Monday 4 October 2010

Child Benefit: just bloody means-test it

Quite a few people have responded in relatively positive terms to George Osborne's announcement today of a cut in Child Benefit. It has been a low-hanging fruit for government savings for decades, since it is possible to point to millionaires in receipt of government handouts they clearly don't need.

But it is a policy hamstrung by election promises not to introduce means testing to this sacred cow of post-war welfare - when in fact means testing is precisely what it needs. Instead, we have a dreadful fudge: any household with an earner who pays higher rate tax (meaning a salary of over £44.5k) will no longer be eligible.

The main unfairness in this is obvious - a single parent earning £45k will lose CB while two parents earning a combined income of up to £86k would still get the benefit. The same applies to a couple who have chosen to have one partner work and the other stay at home to look after children. It is grossly unfair.
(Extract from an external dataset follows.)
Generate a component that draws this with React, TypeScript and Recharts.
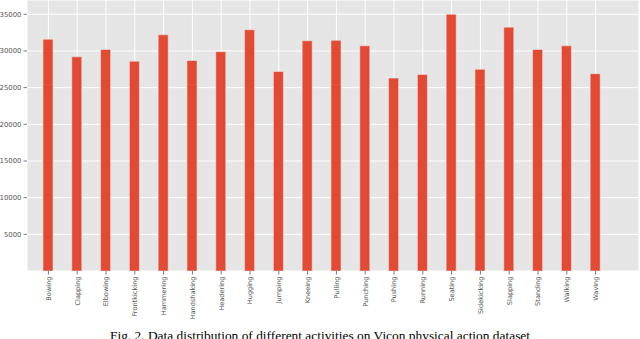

Osborne acknowledges this, but says it is worth it to avoid the "complexity" of means testing. He's wrong. The facilities to means-test this benefit already exist for many other benefits. And if it's complexity he's worried about, why is he introducing a new tax clawback facility to enable this measure, when HMRC have long argued for clawbacks to be phased out, not more introduced, because of the complexities (and costs) they add to the tax system?

On the one hand, Osborne is hamstrung by pre-election promises not to touch child benefit. He clearly intends to deploy the "things are much worse than we thought" argument yet again to justify this volte-face. But he also seems to have calculated that proper means testing would be too much of a u-turn.

George, this is people's lives you're dealing with. Forget the political machinations and the face-saving. If you want to shave money of the Child Benefits bill, the only fair way to do it is means testing. Just bloody do it.